Speakers
Description
The RD51 collaboration pursues research activities on Micro-Pattern Gaseous Detectors. One of its achievements is the development of a common multi-purpose readout system, the RD51 Scalable Readout System (SRS). Successfully established within the community, the SRS was enhanced by integrating the ATLAS/BNL VMM3a front-end ASIC. The outcome is a self-triggered continuous readout system for any kind of gaseous detector. It allows to record particles with MHz interaction rate, measuring their energy, space and time in small R&D set-ups (0.2k channels) to mid-sized experiments with multiple detectors (2.5k to 5k channels).
Summary (500 words)
Readout platforms in particle physics, including the readout ASICs, are usually exactly tailored to the detector parameters. In case of the RD51 collaboration, which focuses on the R&D of Micro-Pattern Gaseous Detectors (MPGDs), a large variety of detector technologies exist, being combined with very different applications. To cope with this, to join development efforts and profit from synergies, RD51 developed the Scalable Readout System (SRS) [JINST 8 (2013) C03015]. Its goal is to provide a flexible and multi-purpose readout system, which allows to read out small R&D set-ups (order of 10² channels) up to mid-sized experiments (several 10³ channels). To read different experimental sizes, the SRS implements a tree-like structure. To read different detector technologies, various front-end ASICs have been implemented (APV25, Timepix and VMM3a as the most prominent examples).

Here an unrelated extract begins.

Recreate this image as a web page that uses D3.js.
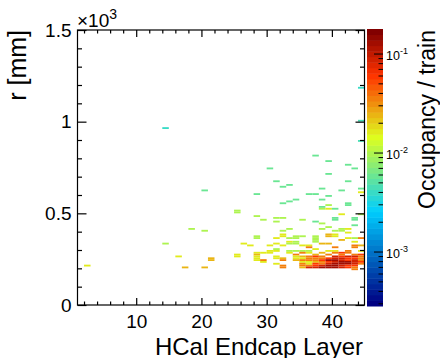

From these ASICs, the VMM3a is the latest integration, from a few years ago [NIM A 903 (2018) 91-98]. The ATLAS/BNL VMM3a is an analogue and digital 64-channel readout ASIC, developed within the ATLAS New Small Wheel upgrade, specifically to read out gaseous detectors. With its integration, the SRS’ capability of being a multi-purpose readout system was enhanced with features, which were previously not accessible. One of its main advantages are acquisition rates in the MHz regime, due to the continuous self-triggered readout [NIM A 1031 (2022) 166548]. The compatibility with an even larger range of detector technologies is achieved due to a large dynamic range (adjustable electronics gain of the charge sensitive amplifier; 0.5 to 16 mV/fC in 8 discrete steps), the resulting capability of handling input capacitances over a wide range (from some pF to 1-2 nF), as well as adjustable peaking times (25 to 200 ns in four discrete steps). With the VMM3a providing a multi-channel readout for charge information (10-bit ADC) and time information (12+8-bit; ~1 ns resolution), its SRS integration becomes a highly advanced system which can be adapted from small laboratory set-ups to multi-detector systems or large area, high channel count tracking or imaging detectors.
In this presentation, the structure of the system, its capabilities and the installation in mid-sized set-ups are shown. This includes the commissioning (e.g. clock, power and ground distribution) of VMM3a/SRS for the successful read-out of a GEM-based beam telescope (multiple detectors with 10x10 cm² active area) and a large area (50x50 cm²) neutron detector. Also, a review of the firmware and hardware for the system is given. With the successful improvements of VMM3a/SRS in terms of scalability and reliability since its integration, due to large community efforts within RD51, the system is now used for a large variety of applications (detector R&D, neutron and material science, HEP, muon tomography, neutrino physics, medical imaging) and detector technologies (e.g. GEMs, MicroMegas, Straw Tubes, TPCs, Scintillators/PMTs). In addition, ongoing studies to even further characterise the system and investigate future improvements are presented.